The ones I deliberately skipped
In the spirit of not wasting your money: the trendy scalloped solid-wood shelves are stunning and I wanted to love them, but as a group they could not clear my rating-and-review bar right now. Several sit in the 4.1 to 4.3 range, and the prettier newer ones have too few reviews to trust yet. I also passed on the big cube-style “Montessori” storage cabinets, because despite the name they store books spine-in or in bins, which defeats the entire front-facing purpose. If a scalloped shelf you love crosses 4.4 stars with a real review base later, by all means revisit it. For today, the six above are the safer buys.
FAQ
What age is a front-facing bookshelf best for?
Roughly 6 months through 7 years. Front-facing display helps the youngest babies who choose by picture, all the way up to early readers maintaining a picture-book and first-chapter-book collection. Just match the height to the child.
Are fabric sling shelves or solid wood better?

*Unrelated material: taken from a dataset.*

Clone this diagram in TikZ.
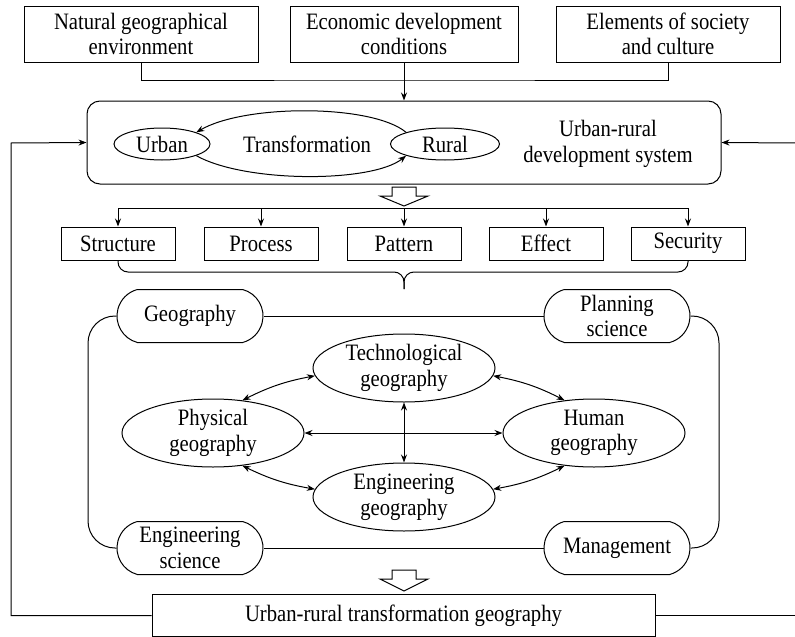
\documentclass[tikz,border=0pt]{standalone}
\usepackage{fontspec}
\newfontfamily\tnr[FakeStretch=0.88]{Liberation Serif}
\usetikzlibrary{arrows.meta,shapes.geometric,shapes.misc,calc}
\begin{document}
\begin{tikzpicture}[x=1pt,y=-1pt,
  every node/.style={font=\tnr\fontsize{23.5}{25.5}\selectfont, align=center, inner sep=0pt},
  lw/.style={line width=1pt},
  box/.style={draw, lw, rectangle, fill=white},
  ell/.style={draw, lw, ellipse},
  stad/.style={draw, lw, rounded rectangle, rounded rectangle arc length=150, minimum width=146pt, minimum height=53pt, fill=white},
  arr/.style={lw, -{Stealth[length=8pt,width=6pt]}},
  darr/.style={lw, {Stealth[length=8pt,width=6pt]}-{Stealth[length=8pt,width=6pt]}},
  hollow/.style={draw, lw, fill=white, line join=miter}
]
\useasboundingbox (0,0) rectangle (795,637);

% top boxes
\node[box, minimum width=234pt, minimum height=56pt] (b1) at (141,34) {Natural geographical\\environment};
\node[box, minimum width=228pt, minimum height=56pt] (b2) at (404,34) {Economic development\\conditions};
\node[box, minimum width=224pt, minimum height=56pt] (b3) at (668,34) {Elements of society\\and culture};

% system box
\node[draw, lw, rounded corners=13pt, minimum width=634pt, minimum height=83pt] (sys) at (404,142.5) {};
\node[ell, minimum width=96pt, minimum height=32pt] (urban) at (162,144) {Urban};
\node[ell, minimum width=109pt, minimum height=32pt] (rural) at (445,144) {Rural};
\node (trans) at (307,144) {Transformation};
\node (urs) at (608,144) {Urban-rural\\development system};
\draw[arr] (rural.north west) .. controls (372,104) and (245,104) .. (urban.north east);
\draw[arr] (urban.south east) .. controls (245,183) and (372,183) .. (rural.south west);

\coordinate (j) at (404,80);
\draw[lw] (b1.south) |- (j) -| (b3.south);
\draw[arr] (b2.south) -- (sys.north);

% feedback
\node[box, minimum width=503pt, minimum height=42pt] (bb) at (403.5,615.5) {Urban-rural transformation geography};
\coordinate (fl) at (11,143);
\coordinate (fr) at (796,143);
\coordinate (frb) at (796,615.5);
\draw[arr] (bb.west) -| (fl) -- (sys.west);
\draw[arr] (fr) -- (sys.east);
\draw[lw] (bb.east) -- (frb);

% hollow arrow 1
\coordinate (ha) at (404,187);
\draw[hollow] ($(ha)+(-12,0)$) -- ($(ha)+(12,0)$) -- ($(ha)+(12,9)$) -- ($(ha)+(24,9)$) -- ($(ha)+(0,19)$) -- ($(ha)+(-24,9)$) -- ($(ha)+(-12,9)$) -- cycle;

% five boxes
\foreach \n/\t/\x in {s1/Structure/118, s2/Process/261, s3/Pattern/404, s4/Effect/546, s5/Security/688}{
  \node[box, minimum width=114pt, minimum height=33pt] (\n) at (\x,243.5) {\t};
}
\coordinate (bus) at (404,208);
\draw[lw] (bus -| s1.north) -- (bus -| s5.north);
\foreach \n in {s1,s2,s3,s4,s5}{
  \draw[arr] (bus -| \n.north) -- (\n.north);
}

% brace
\coordinate (bt) at (404,289);
\coordinate (bm) at (404,272);
\draw[lw, rounded corners=10pt] (s1.south) |- (bm) -- (bt);
\draw[lw, rounded corners=10pt] (s5.south) |- (bm) -- (bt);

% frame
\node[stad] (geo) at (190,316) {Geography};
\node[stad] (plan) at (617,316) {Planning\\science};
\node[stad] (es) at (190,548) {Engineering\\science};
\node[stad] (mg) at (617,548) {Management};
\coordinate (ftl) at (88,316);
\coordinate (fbl) at (88,548);
\coordinate (ftr) at (719,316);
\coordinate (fbr) at (719,548);
\draw[lw, rounded corners=27pt] (geo.west) -- (ftl) -- (fbl) -- (es.west);
\draw[lw, rounded corners=27pt] (plan.east) -- (ftr) -- (fbr) -- (mg.east);
\draw[lw] (geo.east) -- (plan.west);
\draw[lw] (es.east) -- (mg.west);

% geography ellipses
\node[ell, minimum width=182pt, minimum height=68pt] (tech) at (404,368) {Technological\\geography};
\node[ell, minimum width=182pt, minimum height=68pt] (phys) at (213,433) {Physical\\geography};
\node[ell, minimum width=182pt, minimum height=68pt] (hum) at (594,433) {Human\\geography};
\node[ell, minimum width=182pt, minimum height=68pt] (eng) at (404,497) {Engineering\\geography};
\draw[darr] (phys.48) to[bend left=8] (tech.185);
\draw[darr] (tech.-5) to[bend left=8] (hum.132);
\draw[darr] (phys.-48) to[bend right=8] (eng.175);
\draw[darr] (eng.5) to[bend right=8] (hum.228);
\draw[darr] (phys.east) -- (hum.west);
\draw[darr] (tech.south) -- (eng.north);

% hollow arrow 2
\coordinate (hb) at (404,570);
\draw[hollow] ($(hb)+(-12,0)$) -- ($(hb)+(12,0)$) -- ($(hb)+(12,9)$) -- ($(hb)+(24,9)$) -- ($(hb)+(0,21)$) -- ($(hb)+(-24,9)$) -- ($(hb)+(-12,9)$) -- cycle;
\end{tikzpicture}
\end{document}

Neither is universally better. Slings are lighter, cheaper, and easy to move but will sag under heavy books and won’t last forever. Solid wood is sturdier and longer-lived but costs more and isn’t as portable. Pick based on budget and how permanent you want it.
Do I really need to anchor a small or fabric shelf?
Yes for anything a child can pull on or climb, especially taller shelves. Tip-overs are a leading furniture hazard for young kids, and anchoring is the single cheapest safety upgrade you can make. The very short, weighted units are lower risk, but when in doubt, anchor it.
How many books should I keep on the shelf?
Fewer than you think. Six to ten visible at a time, rotated every week or two, tends to get read far more than a crammed shelf. Keep the rest stored and swap them in to keep things fresh.